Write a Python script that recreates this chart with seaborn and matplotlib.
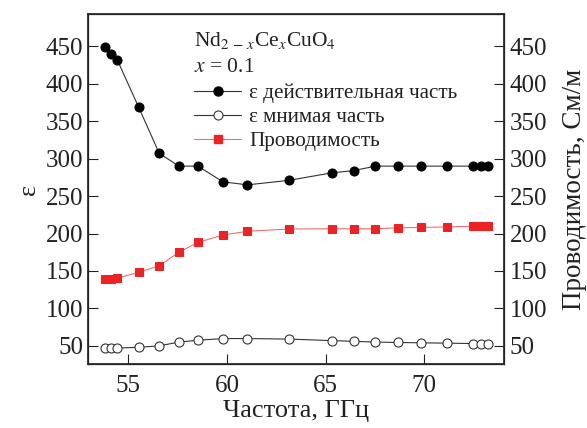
import numpy as np
import pandas as pd
import matplotlib
matplotlib.use('Agg')
import matplotlib.pyplot as plt
from matplotlib.lines import Line2D
import seaborn as sns

# Data
freq = [53.82, 54.12, 54.43, 55.51, 56.56, 57.56, 58.52, 59.79, 61.03, 63.14,
        65.30, 66.41, 67.52, 68.68, 69.84, 71.16, 72.48, 72.87, 73.24]
eps_real = [449, 440, 432, 369, 307, 290, 290, 269, 265, 271,
            281, 284, 290, 290, 290, 290, 290, 290, 290]
eps_imag = [47, 47, 47, 48, 50, 55, 57.5, 59.7, 59.7, 59,
            57, 56, 55, 54.5, 54, 53.6, 53, 53, 53]
conductivity = [139, 139.5, 140.5, 148, 157, 175, 188, 198, 203, 206,
                206.4, 206.2, 206.4, 207.6, 208.2, 208.7, 209.8, 210.2, 210.7]

sns.set_theme(style='ticks')
plt.rcParams['font.family'] = ['Liberation Serif', 'DejaVu Serif']
plt.rcParams['mathtext.fontset'] = 'stix'

fig = plt.figure(figsize=(5.87, 4.28), dpi=100)
ax = fig.add_axes([0.150, 0.150, 0.709, 0.817])
ax2 = ax.twinx()

df = pd.DataFrame({'freq': freq, 'real': eps_real, 'imag': eps_imag, 'cond': conductivity})

sns.lineplot(data=df, x='freq', y='real', ax=ax, color='#333333', lw=0.8,
             marker='o', markersize=6.5, markerfacecolor='black', markeredgecolor='black')
sns.lineplot(data=df, x='freq', y='imag', ax=ax, color='#333333', lw=0.8,
             marker='o', markersize=6.5, markerfacecolor='white', markeredgecolor='#333333',
             markeredgewidth=0.8)
sns.lineplot(data=df, x='freq', y='cond', ax=ax2, color='#f07070', lw=0.8,
             marker='s', markersize=6, markerfacecolor='#ee2222', markeredgecolor='#ee2222')

for a in (ax, ax2):
    a.set_ylim(26, 493)
    a.set_yticks([50, 100, 150, 200, 250, 300, 350, 400, 450])
    a.tick_params(direction='in', length=7, width=0.8, labelsize=18, colors='#222222')
ax.set_xlim(52.95, 74.05)
ax.set_xticks([55, 60, 65, 70])
ax.tick_params(axis='x', pad=8)
ax2.tick_params(axis='y', pad=4)

for sp in ax.spines.values():
    sp.set_linewidth(0.9)
    sp.set_color('#222222')

ax.set_xlabel('Частота, ГГц', fontsize=19, color='#222222', labelpad=2)
ax.set_ylabel('ε', fontsize=19, color='#222222', labelpad=4)
ax2.set_ylabel('Проводимость, См/м', fontsize=19.5, color='#222222', labelpad=6)
ax2.yaxis.set_label_coords(1.14, 0.5)

ax.text(0.255, 0.955, r'Nd$_{2\,-\,x}$Ce$_x$CuO$_4$', transform=ax.transAxes,
        fontsize=15.5, color='#222222', va='top')
ax.text(0.255, 0.875, r'$x$ = 0.1', transform=ax.transAxes,
        fontsize=15.5, color='#222222', va='top')

handles = [
    Line2D([], [], color='#333333', lw=0.8, marker='o', markersize=6.5,
           markerfacecolor='black', markeredgecolor='black'),
    Line2D([], [], color='#333333', lw=0.8, marker='o', markersize=6.5,
           markerfacecolor='white', markeredgecolor='#333333', markeredgewidth=0.8),
    Line2D([], [], color='#f07070', lw=0.8, marker='s', markersize=6,
           markerfacecolor='#ee2222', markeredgecolor='#ee2222'),
]
labels = ['ε действительная часть', 'ε мнимая часть', 'Проводимость']
ax2.legend(handles, labels, loc='upper left', bbox_to_anchor=(0.235, 0.826),
           frameon=False, fontsize=15.2, handlelength=2.2, handletextpad=0.4,
           labelspacing=0.2, borderaxespad=0, labelcolor='#222222')

fig.savefig('out.png', dpi=100)
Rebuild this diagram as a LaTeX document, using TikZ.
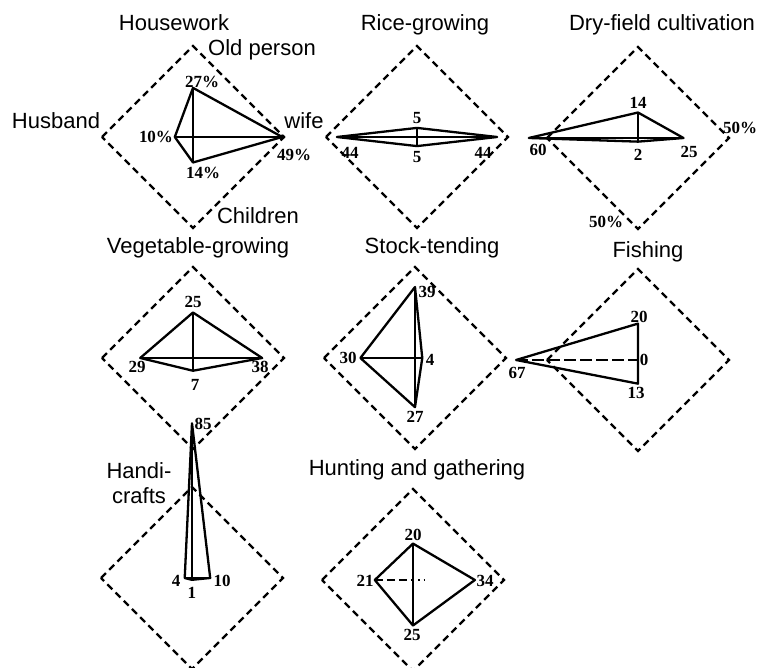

★ ★ ★ ★ ★

Repeat the lines of the listing above verbatim, beginning at its first line and ending at the line containing "sp.set_color('#222222')", which is included. Omit pictures.

Write a Python script that recreates this chart with seaborn and matplotlib.
import numpy as np
import pandas as pd
import matplotlib
matplotlib.use('Agg')
import matplotlib.pyplot as plt
from matplotlib.lines import Line2D
import seaborn as sns

# Data
freq = [53.82, 54.12, 54.43, 55.51, 56.56, 57.56, 58.52, 59.79, 61.03, 63.14,
        65.30, 66.41, 67.52, 68.68, 69.84, 71.16, 72.48, 72.87, 73.24]
eps_real = [449, 440, 432, 369, 307, 290, 290, 269, 265, 271,
            281, 284, 290, 290, 290, 290, 290, 290, 290]
eps_imag = [47, 47, 47, 48, 50, 55, 57.5, 59.7, 59.7, 59,
            57, 56, 55, 54.5, 54, 53.6, 53, 53, 53]
conductivity = [139, 139.5, 140.5, 148, 157, 175, 188, 198, 203, 206,
                206.4, 206.2, 206.4, 207.6, 208.2, 208.7, 209.8, 210.2, 210.7]

sns.set_theme(style='ticks')
plt.rcParams['font.family'] = ['Liberation Serif', 'DejaVu Serif']
plt.rcParams['mathtext.fontset'] = 'stix'

fig = plt.figure(figsize=(5.87, 4.28), dpi=100)
ax = fig.add_axes([0.150, 0.150, 0.709, 0.817])
ax2 = ax.twinx()

df = pd.DataFrame({'freq': freq, 'real': eps_real, 'imag': eps_imag, 'cond': conductivity})

sns.lineplot(data=df, x='freq', y='real', ax=ax, color='#333333', lw=0.8,
             marker='o', markersize=6.5, markerfacecolor='black', markeredgecolor='black')
sns.lineplot(data=df, x='freq', y='imag', ax=ax, color='#333333', lw=0.8,
             marker='o', markersize=6.5, markerfacecolor='white', markeredgecolor='#333333',
             markeredgewidth=0.8)
sns.lineplot(data=df, x='freq', y='cond', ax=ax2, color='#f07070', lw=0.8,
             marker='s', markersize=6, markerfacecolor='#ee2222', markeredgecolor='#ee2222')

for a in (ax, ax2):
    a.set_ylim(26, 493)
    a.set_yticks([50, 100, 150, 200, 250, 300, 350, 400, 450])
    a.tick_params(direction='in', length=7, width=0.8, labelsize=18, colors='#222222')
ax.set_xlim(52.95, 74.05)
ax.set_xticks([55, 60, 65, 70])
ax.tick_params(axis='x', pad=8)
ax2.tick_params(axis='y', pad=4)

for sp in ax.spines.values():
    sp.set_linewidth(0.9)
    sp.set_color('#222222')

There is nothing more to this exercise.